NERRds + Volunteer Power = Global Action
Stennie Meadours, a founding member of the Nurdle Patrol, holds a bag of thousands of plastic pellets she found on a local beach.
“The first place I looked, I collected 30,000. I was horrified, and the more I looked, the more I found.”
Stennie Meadours is remembering the first time she combed the Texas City Dike Shoreline for nurdles, the lentil-sized pellets used in plastics manufacturing. She went looking after she saw the Mission-Aransas Reserve’s call for volunteer nurdle monitors on Facebook.
“Before I retired, my job was to investigate spills and hazardous waste that was disposed of illegally,” she says. “I had never heard of nurdles, so I thought this was some type of odd occurrence.”
What she found, however, was a “big problem that was not really on anyone’s radar.” Stennie, an avid birdwatcher and master naturalist, promptly set up a training with her naturalist’s group so they could help with monitoring. She also became committed to building awareness of nurdles and the threat they pose to marine life and our seafood supply.
Tiny plastic nurdles are literally a poison pill for marine life—they absorb harmful chemicals such as PCBs and DDTs and are commonly mistaken for food by fish, trutles, birds, and other animals.
Stennie’s reaction was not unique. What began as a call for a few volunteers to monitor one Texas beach has grown into Nurdle Patrol—a multinational movement engaging nearly 2,000 volunteers who have collected nurdles at more than 1,200 sites.
Their data not only shows high concentrations of nurdles near plastic manufacturing sites around the country, it also informed a $50 million legal settlement. The Mission-Aransas Reserve is charged with using $1 million of this to build the Nurdle Patrol in other regions and enhance public understanding of the issue through efforts like the Texas Plastics Pollution Symposium.
“That’s the power of volunteers—they amplify everything” says Jace Tunnell, director of the Mission-Aransas Reserve at the University of Texas Marine Science Institute. “We knew there’d been a spill, but the state didn’t—Stennie encouraged us to report it to the Coast Guard. We figured we’d need four volunteers to track the spill, and that first week we got 300 responses from around the Gulf of Mexico!”
“Kids shouldn’t have to deal with this,” says Jace Tunnell, whose children help with the volunteer Nurdle Patrol. “They should be picking up seashells, not plastic pellets off the beach.”
Tunnell and his team saw Nurdle Patrol as a way to harness that enthusiasm in 2018. Their goal was to create a simple monitoring protocol that would be rigorous enough to support research and legal action, but easy enough for anyone to run with. Today, Nurdle Patrol is supported by 27 partner organizations, including interest by Europe’s Great Nurdle Hunt.
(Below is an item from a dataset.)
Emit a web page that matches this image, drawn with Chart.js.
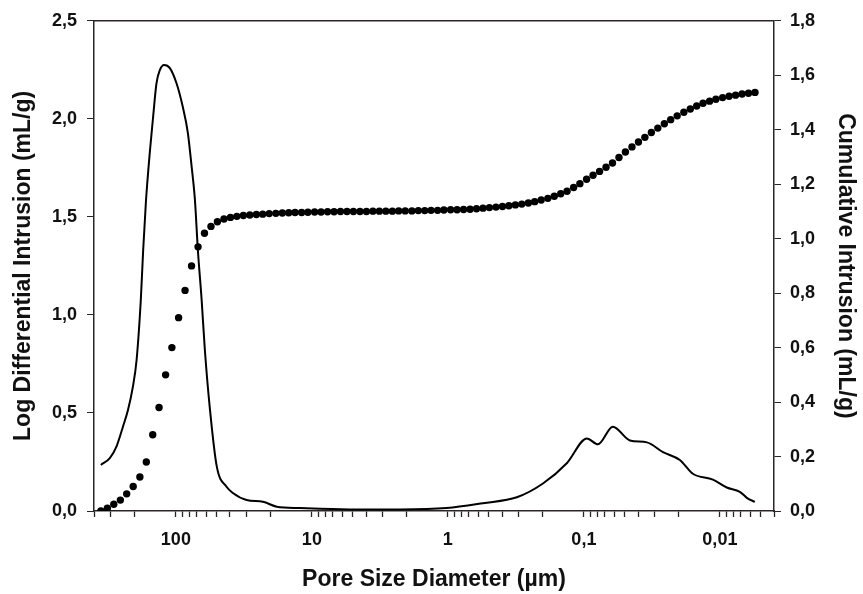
<!DOCTYPE html>
<html>
<head>
<meta charset="utf-8">
<script src="https://cdn.jsdelivr.net/npm/chart.js@4"></script>
<style>
  html, body { margin: 0; padding: 0; background: #fff; }
  #wrap { width: 863px; height: 594px; position: relative; }
</style>
</head>
<body>
<div id="wrap"><canvas id="poreChart"></canvas></div>
<script>
// pore diameters (um) of the cumulative intrusion points
const cumDiameters = [
  356, 319, 286, 256, 230, 206, 184, 165, 148, 133, 119, 107,
  95.5, 85.6, 76.7, 68.7, 61.6, 55.2, 49.5, 44.3, 39.7, 35.6, 31.9, 28.6, 25.6, 23.0, 20.6, 18.4, 16.5, 14.8, 13.3, 11.9, 10.7,
  9.55, 8.56, 7.67, 6.87, 6.16, 5.52, 4.95, 4.43, 3.97, 3.56, 3.19, 2.86, 2.56, 2.30, 2.06, 1.84, 1.65, 1.48, 1.33, 1.19, 1.07,
  0.955, 0.856, 0.767, 0.687, 0.616, 0.552, 0.495, 0.443, 0.397, 0.356, 0.319, 0.286, 0.256, 0.230, 0.206, 0.184, 0.165, 0.148, 0.133, 0.119, 0.107,
  0.0955, 0.0856, 0.0767, 0.0687, 0.0616, 0.0552, 0.0495, 0.0443, 0.0397, 0.0356, 0.0319, 0.0286, 0.0256, 0.0230, 0.0206, 0.0184, 0.0165, 0.0148, 0.0133, 0.0119, 0.0107,
  0.00955, 0.00856, 0.00767, 0.00687, 0.00616, 0.00552
];
// cumulative intrusion (mL/g)
const cumIntrusion = [
  0.0, 0.01, 0.025, 0.04, 0.063, 0.09, 0.125, 0.18, 0.28, 0.38, 0.50, 0.60,
  0.71, 0.81, 0.90, 0.97, 1.02, 1.045, 1.062, 1.072, 1.078, 1.082, 1.085, 1.087, 1.089, 1.090, 1.092, 1.093, 1.094, 1.095, 1.096, 1.096, 1.097,
  1.098, 1.098, 1.099, 1.099, 1.100, 1.100, 1.100, 1.100, 1.100, 1.101, 1.101, 1.101, 1.101, 1.102, 1.102, 1.102, 1.103, 1.103, 1.104, 1.104, 1.105,
  1.106, 1.106, 1.107, 1.108, 1.110, 1.112, 1.114, 1.116, 1.118, 1.121, 1.124, 1.127, 1.131, 1.136, 1.142, 1.148, 1.156, 1.165, 1.174, 1.188, 1.202,
  1.218, 1.233, 1.247, 1.262, 1.278, 1.298, 1.318, 1.337, 1.355, 1.372, 1.390, 1.406, 1.422, 1.437, 1.451, 1.464, 1.476,
  1.487, 1.497, 1.505, 1.512, 1.518, 1.523, 1.527, 1.531, 1.534, 1.537
];

// log differential intrusion curve
const diffDiameters = [
  356, 306, 273, 245, 225, 207, 194.5, 181, 174, 166, 155, 147, 139, 131, 122, 111, 98.8,
  88.9, 81.7, 76.7, 72.5, 68.9, 64.7, 61.2, 56.2, 50, 42.4, 38.1, 30.2, 22.9, 18.1, 12.3, 5.26, 2.25,
  1.02, 0.553, 0.311, 0.2, 0.133, 0.095, 0.0789, 0.0612, 0.0459, 0.0344, 0.0262, 0.0197, 0.0158,
  0.01125, 0.0089, 0.00713, 0.0063, 0.00553
];
const diffIntrusion = [
  0.235, 0.27, 0.33, 0.43, 0.515, 0.634, 0.77, 1.08, 1.33, 1.58, 1.84, 2.01, 2.18, 2.25, 2.275, 2.26, 2.18,
  2.06, 1.93, 1.76, 1.59, 1.33, 1.08, 0.82, 0.52, 0.226, 0.124, 0.092, 0.056, 0.047, 0.022, 0.015, 0.008, 0.008,
  0.015, 0.04, 0.07, 0.14, 0.245, 0.37, 0.34, 0.43, 0.36, 0.35, 0.30, 0.26, 0.19,
  0.16, 0.12, 0.098, 0.066, 0.046
];

const xMajorTicks = [100, 10, 1, 0.1, 0.01];
const xMajorLabels = ["100", "10", "1", "0,1", "0,01"];

const axisColor = "#2a2626";
const tickFont = { family: "Liberation Sans, Arial, sans-serif", size: 18, weight: "bold" };
const titleFont = { family: "Liberation Sans, Arial, sans-serif", size: 23, weight: "bold" };

function commaFmt(v, digits) {
  return Number(v).toFixed(digits).replace(".", ",");
}

const topLine = {
  id: "topLine",
  afterDraw(chart) {
    const a = chart.chartArea;
    const ctx = chart.ctx;
    ctx.save();
    ctx.strokeStyle = axisColor;
    ctx.lineWidth = 1.5;
    ctx.beginPath();
    ctx.moveTo(a.left, a.top);
    ctx.lineTo(a.right, a.top);
    ctx.stroke();
    ctx.restore();
  },
};

document.addEventListener("DOMContentLoaded", function () {
  const canvas = document.getElementById("poreChart");

  new Chart(canvas.getContext("2d"), {
    type: "scatter",
    data: {
      datasets: [
        {
          label: "Cumulative Intrusion",
          data: cumDiameters.map((d, i) => ({ x: d, y: cumIntrusion[i] })),
          yAxisID: "y2",
          showLine: false,
          pointRadius: 3.7,
          pointBackgroundColor: "#000",
          pointBorderWidth: 0,
          order: 0,
        },
        {
          label: "Log Differential Intrusion",
          data: diffDiameters.map((d, i) => ({ x: d, y: diffIntrusion[i] })),
          yAxisID: "y",
          showLine: true,
          borderColor: "#000",
          borderWidth: 2,
          cubicInterpolationMode: "monotone",
          pointRadius: 0,
          order: 1,
        },
      ],
    },
    options: {
      responsive: true,
      maintainAspectRatio: false,
      animation: false,
      layout: { padding: 0 },
      plugins: {
        legend: { display: false },
        tooltip: { enabled: false },
      },
      scales: {
        x: {
          type: "logarithmic",
          reverse: true,
          min: 0.004,
          max: 400,
          afterFit: (scale) => { scale.height = 83; },
          afterBuildTicks: (scale) => {
            const ticks = [];
            for (let e = -3; e <= 2; e++) {
              for (let m = 1; m <= 9; m++) {
                const v = m * Math.pow(10, e);
                if (v >= 0.004 && v <= 400) ticks.push({ value: v });
              }
            }
            scale.ticks = ticks;
          },
          border: { display: true, color: axisColor, width: 1.5 },
          grid: { drawOnChartArea: false, drawTicks: true, tickLength: 6, color: axisColor, tickWidth: 1.3 },
          ticks: {
            autoSkip: false,
            maxRotation: 0,
            padding: 12,
            color: "#111",
            font: tickFont,
            callback: function (value) {
              for (let i = 0; i < xMajorTicks.length; i++) {
                if (Math.abs(value - xMajorTicks[i]) / xMajorTicks[i] < 1e-6) return xMajorLabels[i];
              }
              return "";
            },
          },
          title: {
            display: true,
            text: "Pore Size Diameter (\u00b5m)",
            color: "#111",
            font: titleFont,
            padding: { top: 0, bottom: 1 },
          },
        },
        y: {
          position: "left",
          min: 0,
          max: 2.5,
          afterFit: (scale) => { scale.width = 94; },
          border: { display: true, color: axisColor, width: 1.5 },
          grid: { drawOnChartArea: false, tickLength: 7, color: axisColor },
          ticks: {
            stepSize: 0.5,
            padding: 10,
            color: "#111",
            font: tickFont,
            callback: (v) => commaFmt(v, 1),
          },
          title: {
            display: true,
            text: "Log Differential Intrusion (mL/g)",
            color: "#111",
            font: titleFont,
            padding: { top: 10, bottom: 0 },
          },
        },
        y2: {
          position: "right",
          min: 0,
          max: 1.8,
          afterFit: (scale) => { scale.width = 89; },
          border: { display: true, color: axisColor, width: 1.5 },
          grid: { drawOnChartArea: false, tickLength: 7, color: axisColor },
          ticks: {
            stepSize: 0.2,
            padding: 9,
            color: "#111",
            font: tickFont,
            callback: (v) => commaFmt(v, 1),
          },
          title: {
            display: true,
            text: "Cumulative Intrusion (mL/g)",
            color: "#111",
            font: titleFont,
            padding: { top: 4, bottom: 0 },
          },
        },
      },
    },
    plugins: [topLine],
  });
});
</script>
</body>
</html>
“More volunteers means more data, and that means a bigger and better picture of what the problem really is,” he says. Nurdle spills, particularly during transport, are an industry wide problem that began with the mass production of plastics in the 1940s. Estimates for the number of nurdles that have accumulated in watersheds and oceans are in the billions. Cleaning up the past may be impossible, but according to Jace, there is a path to changing the future.
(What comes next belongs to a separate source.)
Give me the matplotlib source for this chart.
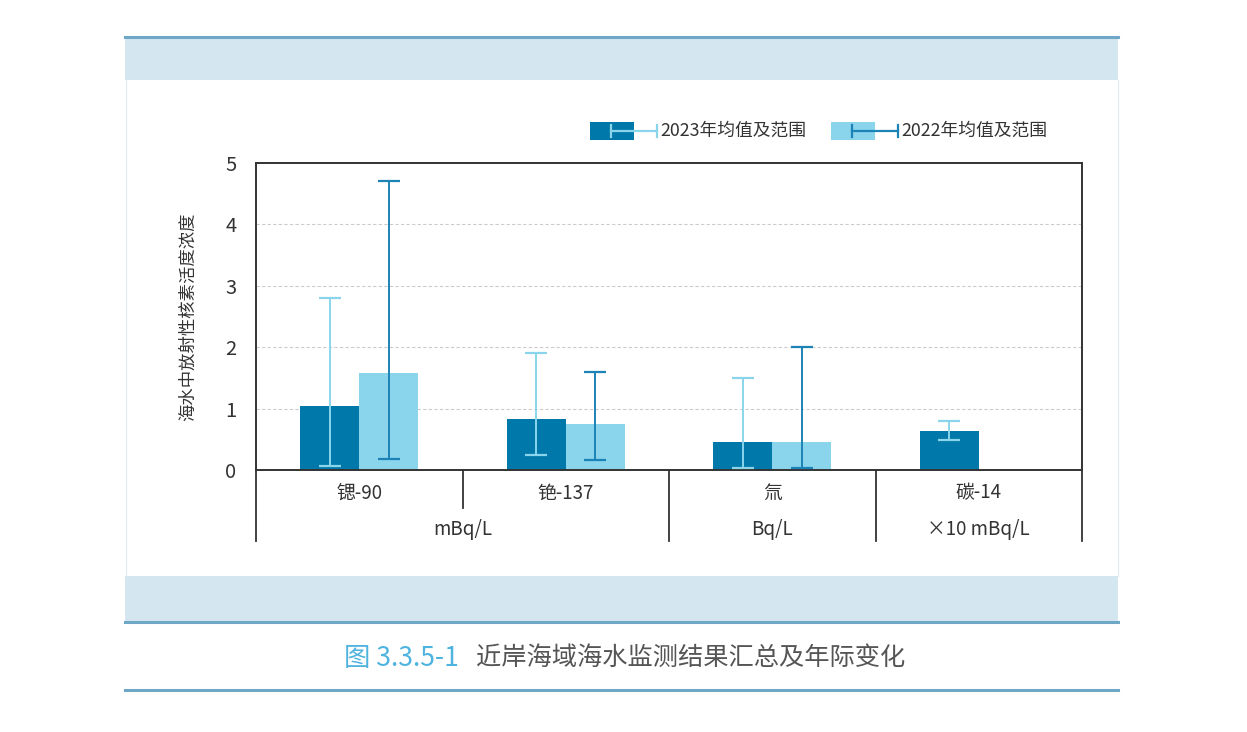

“Because of the data collected through Nurdle Patrol we can see that spills are not just a legacy problem. Volunteers are routinely finding nurdles in rivers and streams, which means the spills are happening up watershed.”
He says that plastics manufacturers have the technology to reduce or eliminate nurdle spills, but that the key to ensuring this happens means stronger federal regulations and state stormwater permits—and that can only happen when everyone gets involved.
“When volunteers show up to take samples, then we have something to work with, to bring to a state agency,” says Jace, who is working with the Texas Commission on Environmental Quality to encourage stricter state regulations. “It’s a great opportunity for anyone who is concerned about this to get involved and make a difference.”
Stennie, who is still on Nurdle Patrol, could not agree more. “Wherever you are, join the Nurdle Patrol, document the problem near you to make others aware of it. Never think there is nothing you can do— everyone can do something to get involved in protecting the life and beauty our earth provides.”
A big shoutout to Mission-Aransas Reserve staff, friends, and volunteers—you make us proud!